The White House has issued warnings against insider trading, and the timing of these substantial positions raises questions about information asymmetry in markets. The last thing traders want is to be caught on the wrong side of insider bets, adding another layer of caution to an already risk-averse trading environment.
Implications for Energy Companies and Investment Strategy
Does the suppressed futures price create opportunities for oil producers to underinvest? Not necessarily, according to market analysts. Energy companies do examine further-out oil futures prices for planning purposes, but the immediate windfall from high spot prices presents more pressing allocation decisions.
Producers must decide how to deploy the cash surge from elevated spot prices. Ross notes that some producers might allocate more cash to drilling activities, while others may choose different capital allocation strategies. The decision framework becomes more complex when futures markets are sending different signals than spot markets about long-term price sustainability.
Political Dimensions of Oil Price Signals
From a political perspective, the muted oil futures price—which receives more media attention and public visibility—works in favor of the current U.S. administration. However, for investors and analysts seeking to understand actual energy market conditions and make informed decisions, futures prices may be providing misleading signals.
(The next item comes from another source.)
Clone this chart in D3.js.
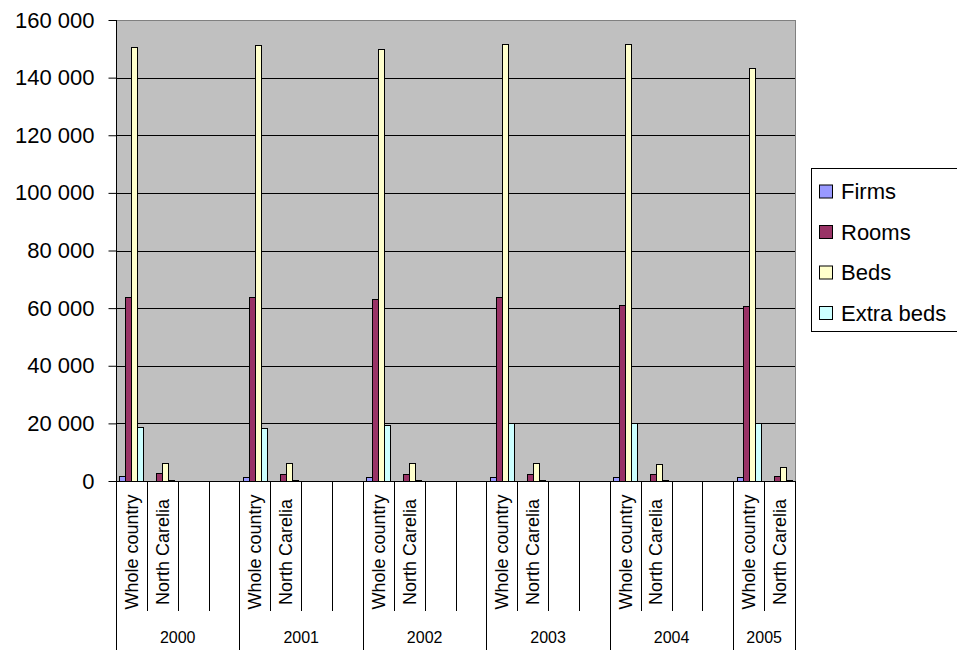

The more relevant indicator for assessing real-time energy market dynamics is what's actually happening in physical markets—the Strait of Hormuz chokepoint, Middle Eastern production capacity, and inventory levels—rather than financial market pricing that's been distorted by structural factors.
Market Efficiency and Price Discovery Failure
For CFA candidates and finance professionals, this situation presents a textbook case of market efficiency breakdown. The efficient market hypothesis assumes that prices reflect all available information and that arbitrage opportunities are quickly eliminated. The persistent $30 spread between spot and futures Brent violates these assumptions, suggesting that structural impediments—risk management constraints, liquidity fragmentation, and information asymmetries—can override theoretical arbitrage mechanisms.
The case also illustrates the limitations of futures markets as forward-looking indicators when volatility and risk appetite constraints fundamentally alter participation patterns. Rather than providing price discovery for future physical delivery, current futures prices may primarily reflect the risk preferences and constraints of financial market participants.
Outlook and Strategic Considerations
Professional traders who recognize the fundamental disconnect aren't willing to place large bets because market volatility makes the risk-reward profile unfavorable despite the apparent mis-pricing.
The situation is expected to persist until either physical supply constraints ease significantly, volatility subsides enough to encourage normal futures market participation, or a major market event forces rapid price convergence. For energy sector analysts, the key monitoring points include Middle Eastern production developments, strategic reserve policies, and derivatives market positioning data.
The unprecedented spread between oil spot and futures prices serves as a stark reminder that during periods of extreme market stress, traditional pricing relationships can break down, creating environments where textbook arbitrage opportunities exist but remain unexploitable due to practical risk management constraints. For finance professionals, the episode underscores the importance of understanding market microstructure, liquidity dynamics, and the behavioral factors that can temporarily override fundamental pricing relationships.